Pigs are the second most killed animal for food, with nearly 1.5 billion killed globally in 2016. Just this year, 2021, 123,686,000 pigs have been killed in the U.S. so far. Every year, 129 million pigs are killed for food in the U.S.-and the U.S. doesn't even have the biggest pork industry. Since 1978, the amount of pigs on industrial farms in 2007 has become twenty times bigger. The huge demand for pigs is to blame for the amount that are killed, with the average meat eating American eating 31 pigs in their lifetime. 98.3 % of pigs in the U.S. live in in factory farms, which are incredibly inhumane and unsustainable.
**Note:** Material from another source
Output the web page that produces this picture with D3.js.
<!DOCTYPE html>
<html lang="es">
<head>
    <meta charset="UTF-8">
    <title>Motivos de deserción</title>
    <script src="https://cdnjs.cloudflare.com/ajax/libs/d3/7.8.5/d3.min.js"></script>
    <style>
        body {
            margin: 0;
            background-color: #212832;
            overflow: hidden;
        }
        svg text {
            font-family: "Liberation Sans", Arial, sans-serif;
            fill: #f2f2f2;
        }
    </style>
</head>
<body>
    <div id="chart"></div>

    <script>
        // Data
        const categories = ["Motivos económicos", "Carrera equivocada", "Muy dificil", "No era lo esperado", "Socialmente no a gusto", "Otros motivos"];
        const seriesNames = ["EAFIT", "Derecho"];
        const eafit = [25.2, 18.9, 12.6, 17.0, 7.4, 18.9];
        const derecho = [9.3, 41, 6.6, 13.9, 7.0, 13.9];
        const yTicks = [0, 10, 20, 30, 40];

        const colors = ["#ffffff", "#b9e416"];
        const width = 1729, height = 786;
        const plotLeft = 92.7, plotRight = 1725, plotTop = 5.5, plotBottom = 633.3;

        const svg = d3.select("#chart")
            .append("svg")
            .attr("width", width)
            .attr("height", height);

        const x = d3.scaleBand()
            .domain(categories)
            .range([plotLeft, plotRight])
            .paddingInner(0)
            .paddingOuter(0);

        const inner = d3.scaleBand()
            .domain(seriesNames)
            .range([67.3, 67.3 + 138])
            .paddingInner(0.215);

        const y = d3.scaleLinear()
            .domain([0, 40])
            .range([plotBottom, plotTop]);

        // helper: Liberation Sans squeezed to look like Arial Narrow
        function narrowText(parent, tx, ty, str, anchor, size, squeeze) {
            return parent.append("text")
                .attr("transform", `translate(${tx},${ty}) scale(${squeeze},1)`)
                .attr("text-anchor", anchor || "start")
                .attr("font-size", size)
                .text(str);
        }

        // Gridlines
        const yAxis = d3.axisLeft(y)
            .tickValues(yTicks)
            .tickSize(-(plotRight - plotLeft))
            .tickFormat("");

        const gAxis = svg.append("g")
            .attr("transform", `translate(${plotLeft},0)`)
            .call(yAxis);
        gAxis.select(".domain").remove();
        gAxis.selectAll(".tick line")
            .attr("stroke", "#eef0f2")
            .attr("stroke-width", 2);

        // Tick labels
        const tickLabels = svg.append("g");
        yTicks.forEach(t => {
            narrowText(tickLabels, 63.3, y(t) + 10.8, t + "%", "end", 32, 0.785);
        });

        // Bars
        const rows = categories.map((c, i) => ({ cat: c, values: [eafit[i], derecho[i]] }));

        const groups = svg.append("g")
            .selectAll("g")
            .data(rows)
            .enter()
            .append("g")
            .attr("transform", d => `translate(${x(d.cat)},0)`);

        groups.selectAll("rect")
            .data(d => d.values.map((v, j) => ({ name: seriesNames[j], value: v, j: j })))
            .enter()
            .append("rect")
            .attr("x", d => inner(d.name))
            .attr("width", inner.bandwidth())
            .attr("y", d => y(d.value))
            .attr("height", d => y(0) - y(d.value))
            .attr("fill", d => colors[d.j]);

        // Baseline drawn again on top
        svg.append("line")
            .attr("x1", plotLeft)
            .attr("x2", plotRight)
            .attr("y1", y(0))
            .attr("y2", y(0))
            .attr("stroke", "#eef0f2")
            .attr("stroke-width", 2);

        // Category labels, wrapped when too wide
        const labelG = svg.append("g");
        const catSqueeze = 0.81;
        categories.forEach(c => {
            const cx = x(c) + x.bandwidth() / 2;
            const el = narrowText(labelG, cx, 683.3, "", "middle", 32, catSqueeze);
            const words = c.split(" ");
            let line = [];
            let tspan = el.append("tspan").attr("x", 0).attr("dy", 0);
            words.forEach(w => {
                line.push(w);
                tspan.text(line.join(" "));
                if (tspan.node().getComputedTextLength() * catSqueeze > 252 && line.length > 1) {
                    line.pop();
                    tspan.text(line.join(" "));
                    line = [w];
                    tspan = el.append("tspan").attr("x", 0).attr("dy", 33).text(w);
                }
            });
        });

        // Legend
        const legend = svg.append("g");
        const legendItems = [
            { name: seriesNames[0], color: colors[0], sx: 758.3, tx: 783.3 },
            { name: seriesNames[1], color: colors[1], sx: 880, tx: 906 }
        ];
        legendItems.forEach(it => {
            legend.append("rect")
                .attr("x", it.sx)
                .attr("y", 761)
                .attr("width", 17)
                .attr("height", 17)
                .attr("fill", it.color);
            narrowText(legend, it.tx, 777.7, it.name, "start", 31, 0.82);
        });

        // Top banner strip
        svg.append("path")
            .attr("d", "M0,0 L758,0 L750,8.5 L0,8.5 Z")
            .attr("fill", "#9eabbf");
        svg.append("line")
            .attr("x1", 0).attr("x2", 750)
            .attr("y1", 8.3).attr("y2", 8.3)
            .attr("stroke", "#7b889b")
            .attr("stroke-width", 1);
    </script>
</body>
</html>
Even if you're an avid meat lover, you can still care about pigs' livelihood. When you eat, make sure that your meat is from a humane and sustainable farm. Most meat in grocery stores are humane, but to make sure that there are labels on it that say Certified Humane, Locally Raised on Pasture-Based Farms, Certified Organic, etc. If you don't see any, read about the farm that the meat is from-well, do that regardless of labels. If you eat at a restaurant, ask about where the meat is from and if they invest in humane meat-it's your right to know. If you're able to, eat less pork. Do a meatless Monday, or just cut down on meat in general. Remember, we are the ones that dictate factory farm and slaughterhouses' future. We have the power to shut them down, just by reading labels and doing some research.
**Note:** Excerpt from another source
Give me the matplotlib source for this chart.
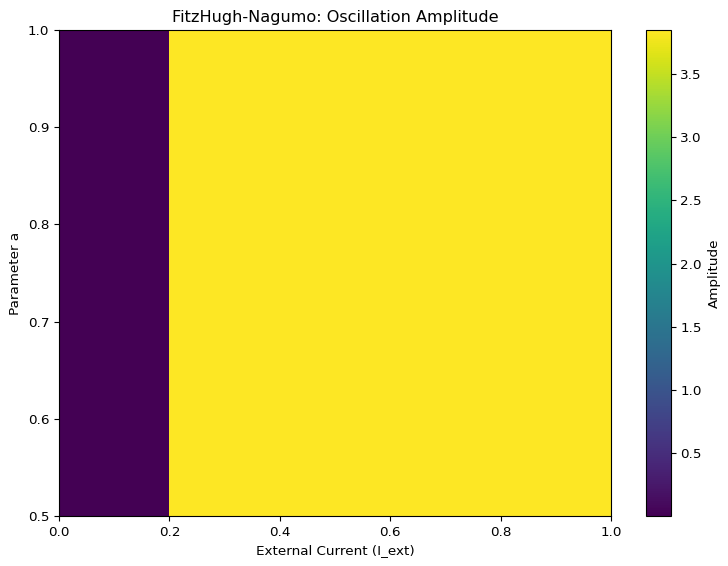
import numpy as np
import matplotlib
matplotlib.use("Agg")
import matplotlib.pyplot as plt

plt.rcParams['font.size'] = 9.7

# Data
I_ext = [0.0, 0.25, 0.5, 0.75, 1.0]
a_values = [0.5, 0.625, 0.75, 0.875, 1.0]
amplitude = [
    [0.005, 3.847, 3.847, 3.847, 3.847],
    [0.005, 3.847, 3.847, 3.847, 3.847],
    [0.005, 3.847, 3.847, 3.847, 3.847],
    [0.005, 3.847, 3.847, 3.847, 3.847],
    [0.005, 3.847, 3.847, 3.847, 3.847],
]
cbar_ticks = [0.5, 1.0, 1.5, 2.0, 2.5, 3.0, 3.5]

fig = plt.figure(figsize=(7.28, 5.66), dpi=100)
ax = fig.add_axes([59/728, 50/566, 552/728, 486/566])
cax = fig.add_axes([645.5/728, 50/566, 25/728, 486/566])

im = ax.imshow(np.array(amplitude), origin='lower', aspect='auto', cmap='viridis',
               extent=[min(I_ext), max(I_ext), min(a_values), max(a_values)])
ax.set_title('FitzHugh-Nagumo: Oscillation Amplitude')
ax.set_xlabel('External Current (I_ext)')
ax.set_ylabel('Parameter a')
cb = fig.colorbar(im, cax=cax)
cb.set_ticks(cbar_ticks)
cb.set_label('Amplitude')

fig.savefig('out.png', dpi=100)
It's awful that most of what we talked about on this was about the industry and suffering that pigs endure, when they're such complex and sensitive animals. If you'd like to read more about the meat industry and it's environmental affect and humaneness, which you totally should, we have an article on that in the section titled "9/28/20 Issue of the Week-The Meat Industry". But right now, I'd like to end on this:

Happy pig day, everyone-now, let's make it happy for pigs.